How grievous and insupportable must it needs be to a true Christian soul, to hear a base villain boast, that his hands were so weary with killing and knocking down Protestants into a Bogg, that he could not lift his Arms up to his Head? or others to say, that they had killed [Page 28]so many English-men, that the grease or fat which remained on their Swords or Skeins, might have made an Irish Candle! Or to consider, that two young Cow-boys should have it in their Power to murder thirty six Protestants! whosoever shall seriously weigh these Particulars, will not much wonder that so great numbers of Brittish and Protestants should be destroyed in so short a time after the first breaking out of the Rebellion: As Mr. Cunningham Deposeth in his Examination, he there saith, that the Account of the Persons killed by the Rebels, from the time of the beginning of the Rebellion, October 23. 1641. unto the Month of April following, was, as the Priests weekly gave it in, in their several Parishes, one hundred and five thousand, April 22. 1642.
When the Castle of Lisgoole was set on fire by the Rebels, and so many Brittish as are before mentioned, consumed in the flames, those mischievous Villains that had done that wicked Fact, cryed out with much Joy, How sweetly do they fry! How did the Inhabitants of Kilkenny, a City planted with old English, where Civility and good Manners seemed to flourish, solace and please themselves in abusing most unchristianly the Heads of a Minister and six other Protestants, brought in a kind of Triumph into the Town! Certainly it is not to be imagined, much less expressed, with what scorn and derision they acted these great Crueities upon all Brittish which they had gotten into their Power! with what Joy and Exultation their Eyes did behold the sad spectacle of their Miseries! what greedy delight and pleasure they took in their bloody Executions! what Malice and Hatred they expressed towards them! many with the last stroke of Death giving them, in their last Agony, that fearful Valediction in Irish, Anim a Duel, Thy Soul to the Devil.

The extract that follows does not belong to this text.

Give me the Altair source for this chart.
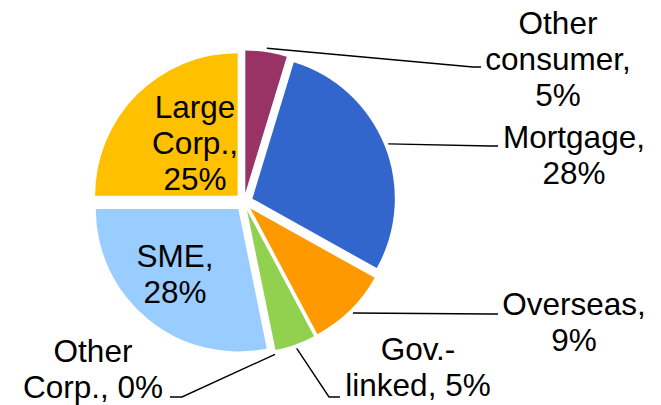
import altair as alt
import pandas as pd
import numpy as np

# ---- data ----
names = ["Other consumer", "Mortgage", "Overseas", "Gov.-linked", "Other Corp.", "SME", "Large Corp."]
values = [4.7, 28.4, 9.1, 4.6, 0.0, 28.2, 25.0]
labels = ["Other\nconsumer,\n5%", "Mortgage,\n28%", "Overseas,\n9%", "Gov.-\nlinked, 5%",
          "Other\nCorp., 0%", "SME,\n28%", "Large\nCorp.,\n25%"]
colors = ["#993366", "#3366CC", "#FF9900", "#92D050", "#A5A5A5", "#99CCFF", "#FFC000"]

# ---- layout (page pixel coordinates) ----
W, H = 645, 397
ORIGIN = 8
CX, CY, R, EXPLODE = 244, 202, 142.5, 9
label_xy = {
    "Other consumer": (558, 34),
    "Mortgage": (574, 148),
    "Overseas": (574, 315),
    "Gov.-linked": (418, 360),
    "Other Corp.": (93, 362),
    "SME": (175, 267),
    "Large Corp.": (195, 118),
}
# elbow and end point of each leader line
leader_xy = {
    "Other consumer": [(473, 67), (481, 67)],
    "Mortgage": [(490, 146), (498, 146)],
    "Overseas": [(490, 314), (498, 314)],
    "Gov.-linked": [(329, 397), (340, 397)],
    "Other Corp.": [(182, 397), (170, 397)],
}

total = float(sum(values))
vals = np.array(values, dtype=float)
end = np.cumsum(vals)
start = end - vals
mid = (start + end) / 2 / total * 2 * np.pi
cx = CX + EXPLODE * np.sin(mid)
cy = CY - EXPLODE * np.cos(mid)

slices = pd.DataFrame({
    "name": names, "value": values, "start": start, "end": end,
    "cx": cx, "cy": cy,
})

rows = []
for i, n in enumerate(names):
    if n in leader_xy:
        sx = cx[i] + (R + 4) * np.sin(mid[i])
        sy = cy[i] - (R + 4) * np.cos(mid[i])
        pts = [(sx, sy)] + leader_xy[n]
        for k, (px, py) in enumerate(pts):
            rows.append({"name": n, "k": k, "px": px, "py": py})
leaders = pd.DataFrame(rows)

texts = pd.DataFrame({
    "name": names, "label": labels,
    "lx": [label_xy[n][0] for n in names],
    "ly": [label_xy[n][1] for n in names],
})

xs = alt.Scale(domain=[ORIGIN, ORIGIN + W], nice=False, zero=False)
ys = alt.Scale(domain=[ORIGIN, ORIGIN + H], nice=False, zero=False, reverse=True)

arcs = alt.Chart(slices).mark_arc(radius=R).encode(
    x=alt.X("cx:Q", scale=xs, axis=None),
    y=alt.Y("cy:Q", scale=ys, axis=None),
    theta=alt.Theta("start:Q", stack=None,
                    scale=alt.Scale(domain=[0, total], range=[0, 2 * np.pi])),
    theta2="end:Q",
    color=alt.Color("name:N", scale=alt.Scale(domain=names, range=colors), legend=None),
)

lines = alt.Chart(leaders).mark_line(color="black", strokeWidth=1.4).encode(
    x=alt.X("px:Q", scale=xs, axis=None),
    y=alt.Y("py:Q", scale=ys, axis=None),
    detail="name:N",
    order="k:Q",
)

text = alt.Chart(texts).mark_text(
    font="Liberation Sans", fontSize=31.5, lineHeight=36, lineBreak="\n",
    align="center", baseline="alphabetic", color="black",
).encode(
    x=alt.X("lx:Q", scale=xs, axis=None),
    y=alt.Y("ly:Q", scale=ys, axis=None),
    text="label:N",
)

chart = alt.layer(arcs, lines, text).properties(
    width=W, height=H, padding=0, autosize="none"
).configure_view(stroke=None)

chart.save("out.html", embed_options={"renderer": "svg", "actions": False})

But it is no wonder that they carried themselves after this barbarous manner to these poor Christians, when they spared not most fearfully to belch out their Rage against their Maker. What open Hellish Blasphemies were uttered by these wicked Miscreants! With what Indignation and Reproach did they tear and trample under feet the sacred Word of God? How dispitefully did they upbraid the Profession of the Truth, to those blessed Souls, whom neither by Threats nor Terrors, pains nor Torments, they could draw to forsake their Religion.
But I shall not here touch any further upon those who died thus Gloriously, this will be a work fitter for some more able Pen.

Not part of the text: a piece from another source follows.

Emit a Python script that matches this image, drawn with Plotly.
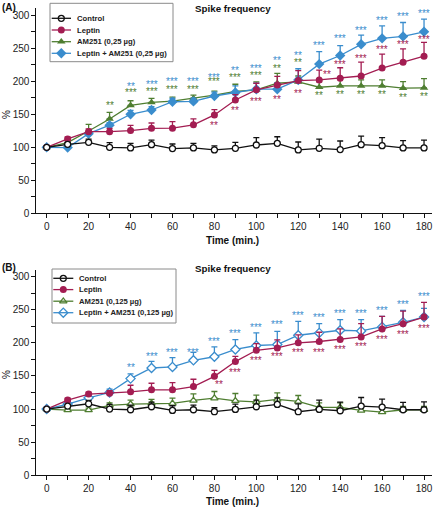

If we shall take a survey of the Primitive Times, and look into the sufferings of the First Christians, that suffered under the Tyranny and Cruel Persecutions of those Heathenish Emperours, we shall not certainly find any one Kingdom, though of a far larger Continent, where more Christians suffered, or more unparallel'd Cruelties were acted in many years upon them, than were in Ireland, within the space of the first two Months after the breaking out of this Rebellion. And howsoever some by outward Inflictions and Tortures, were drawn to profess the change of their Religion, and had presently their Reward; (for many of those they suddenly dispatch't with great scorn, saying, It was fit to send them out of the World in that good Mood;) yet I dare say, we shall find many thus Crue [...]ly put to Death, equal to some of those Ancient Worthies for their Patience, Constancy, Courage, Magnanimity in their sufferings, but triumphing and insulting with their last breath, over the Insolency, Rage and M [...]lice of their most Inhumane and Cruel Persecutors.

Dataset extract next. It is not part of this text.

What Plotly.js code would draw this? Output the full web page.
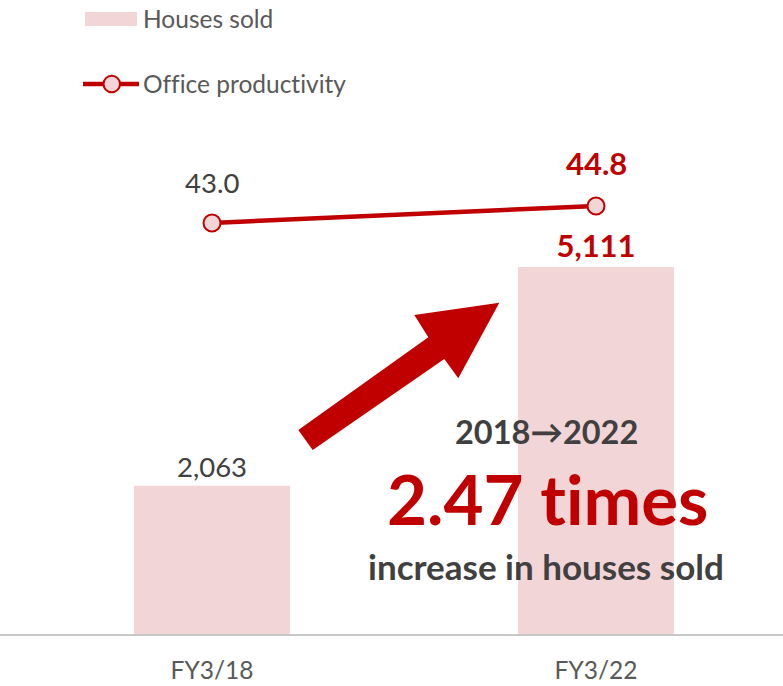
<!DOCTYPE html>
<html>
<head>
<meta charset="utf-8">
<script src="https://cdn.plot.ly/plotly-3.0.1.min.js"></script>
<style>
  html, body { margin: 0; padding: 0; background: #ffffff; }
  #chart { width: 783px; height: 686px; }
  svg text { font-variant-ligatures: none; font-feature-settings: "liga" 0, "clig" 0; }
</style>
</head>
<body>
<div id="chart"></div>
<script>
// ---- data ----
const categories = ['FY3/18', 'FY3/22'];
const housesSold = [2063, 5111];
const officeProductivity = [43.0, 44.8];
const seriesNames = ['Houses sold', 'Office productivity'];
const headline = ['2018\u21922022', '2.47 times', 'increase in houses sold'];

// ---- styling ----
const W = 783, H = 686;
const M = {l: 0, r: 0, t: 100, b: 52};
const plotW = W - M.l - M.r, plotH = H - M.t - M.b;
const px = v => (v - M.l) / plotW;            // pixel x -> paper
const py = v => (H - M.b - v) / plotH;        // pixel y -> paper

const RED = '#C00000';
const PINK = '#F2D5D6';
const DARK = '#404040';
const GREY = '#595959';
const FONT = 'Lato, "Open Sans", sans-serif';

const barTrace = {
  type: 'bar',
  x: categories,
  y: housesSold,
  name: seriesNames[0],
  width: 0.406,
  marker: {color: PINK},
  texttemplate: ['%{y:,}', '<b>%{y:,}</b>'],
  textposition: 'outside',
  constraintext: 'none',
  cliponaxis: false,
  textfont: {family: FONT, size: [27.5, 31], color: [DARK, RED]},
  hoverinfo: 'skip',
  showlegend: false
};

const lineTrace = {
  type: 'scatter',
  mode: 'lines+markers',
  x: categories,
  y: officeProductivity,
  yaxis: 'y2',
  name: seriesNames[1],
  line: {color: RED, width: 4.5},
  marker: {size: 17, color: PINK, line: {color: RED, width: 2}},
  cliponaxis: false,
  hoverinfo: 'skip',
  showlegend: false
};

// value labels for the line (built from the data arrays)
const lineLabels = categories.map((c, i) => ({
  xref: 'x', yref: 'y2', x: c, y: officeProductivity[i],
  xanchor: 'center', yanchor: 'bottom', yshift: 22, showarrow: false,
  text: i === categories.length - 1 ? '<b>' + officeProductivity[i].toFixed(1) + '</b>' : officeProductivity[i].toFixed(1),
  font: {family: FONT, size: i === categories.length - 1 ? 31 : 27.5, color: i === categories.length - 1 ? RED : DARK}
}));

const shapes = [
  // legend swatches
  {type: 'rect', xref: 'paper', yref: 'paper', x0: px(85), x1: px(137), y0: py(26), y1: py(12),
   fillcolor: PINK, line: {width: 0}},
  {type: 'line', xref: 'paper', yref: 'paper', x0: px(83), x1: px(139), y0: py(84), y1: py(84),
   line: {color: RED, width: 4.5}},
  {type: 'circle', xref: 'paper', yref: 'paper', x0: px(103.5), x1: px(120), y0: py(92.3), y1: py(75.7),
   fillcolor: PINK, line: {color: RED, width: 2}},
  // big red arrow
  {type: 'path', xref: 'paper', yref: 'paper', layer: 'above', line: {width: 0}, fillcolor: RED,
   path: 'M' + [[298.3, 430], [312.7, 450], [444.3, 359], [458.3, 378.3], [499.3, 302.7], [414.3, 315], [428.3, 337.3]]
     .map(p => px(p[0]) + ',' + py(p[1])).join(' L') + ' Z'}
];

const annotations = lineLabels.concat([
  {xref: 'paper', yref: 'paper', x: px(141), y: py(19), xanchor: 'left', yanchor: 'middle', showarrow: false,
   text: seriesNames[0], font: {family: FONT, size: 24.5, color: GREY}},
  {xref: 'paper', yref: 'paper', x: px(141), y: py(84), xanchor: 'left', yanchor: 'middle', showarrow: false,
   text: seriesNames[1], font: {family: FONT, size: 24.5, color: GREY}},
  {xref: 'paper', yref: 'paper', x: px(546), y: py(431), xanchor: 'center', yanchor: 'middle', showarrow: false,
   text: '<b>' + headline[0] + '</b>', font: {family: FONT, size: 32.5, color: DARK}},
  {xref: 'paper', yref: 'paper', x: px(547), y: py(498), xanchor: 'center', yanchor: 'middle', showarrow: false,
   text: '<b>' + headline[1] + '</b>', font: {family: FONT, size: 69, color: RED}},
  {xref: 'paper', yref: 'paper', x: px(546), y: py(566), xanchor: 'center', yanchor: 'middle', showarrow: false,
   text: '<b>' + headline[2] + '</b>', font: {family: FONT, size: 35, color: DARK}}
]);

const layout = {
  width: W, height: H,
  margin: M,
  paper_bgcolor: '#ffffff',
  plot_bgcolor: '#ffffff',
  showlegend: false,
  xaxis: {
    type: 'category',
    range: [-212 / 384, 1 + (783 - 596) / 384],
    showline: true, linecolor: '#C8C8C8', linewidth: 1.5,
    showgrid: false, zeroline: false, ticks: '',
    tickfont: {family: FONT, size: 24.5, color: GREY},
    ticklabelstandoff: 14,
    fixedrange: true
  },
  yaxis: {
    range: [0, 7436], visible: false, showgrid: false, zeroline: false, fixedrange: true
  },
  yaxis2: {
    range: [-0.52, 56.02], overlaying: 'y', side: 'right', visible: false,
    showgrid: false, zeroline: false, fixedrange: true
  },
  shapes: shapes,
  annotations: annotations
};

Plotly.newPlot('chart', [barTrace, lineTrace], layout, {staticPlot: true, displayModeBar: false});
</script>
</body>
</html>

We shall find in the Roman History, during the several Cruel Contestations betwixt Marius and Scilla, when their Factious Followers filled the whole City of Rome with streams of blood, strange and most incomparable Passages of Friendships: One exposing himself to all manner of Dangers, for the Preservation of his Friend of a contrary Faction; Servants willing to Sacrifice themselves to save the Lives of their Beloved Masters. But here on the contrary, what open violations of all bonds of Humanity and Friendship! no Contracts, no Promises observed; Quarter given in the most solemn manner, with the greatest Oaths and severest Execrations, under Hand and Seal, suddenly broken. The Irish Landlords making a Prey of their English Tenants, the Irish Servants betraying their English Masters; And every one esteeming any Act, wherein they could declare their hatred and malice most against any of the British Nation, as Gallant and cruly Meritorious.
It is not to be denied, but that the first and most bloody Executions were made in the Province of Ʋlster, and there they continued longest to execute their Rage and Cruelty; yet must it also be acknowledged, that all the other three Provinces did concur with them, as it were with one common Consent, to destroy and pluck up by the Roots all the English planted throughout the Kingdom; and for this purpose they went on, not only Murdering, Stripping and driving out all of them, Men, Women and Children, but they laid waste their Habitations, Burnt their Evidences, defaced in many places all the Monuments of Civility and Devotion; the Courts and Places of the English Government; Nay, as some of themselves express it, they resolved not to leave them either Name or Posterity in Ireland.
Notwithstanding what hath been here Related, be nothing but what is matter of Fact, and that for brevity's sake, many particular Instances of their Inhuman Barbarity be omitted; yet have those of that Communion had the Forehead to deny, or Extenuate those monstrous Executions, and to lay the Guilt of all that Blood upon the Protestants themselves; as if they had been the Contrivers of their own Executions, and of the Extirpation of their own Families; which is an Assurance so peculiar to the Papists, that cannot be matcht amongst any other sort of Men, I was about to say Monsters. These are proofs of that Veracity, and Charity, that Humanity and Sincerity, which is to be expected from those, the Principles of whose Religion, teach them to stick at no Villany, no Butchery, no Perjury, nor Cruelty, for the promoting their Bloody Religion.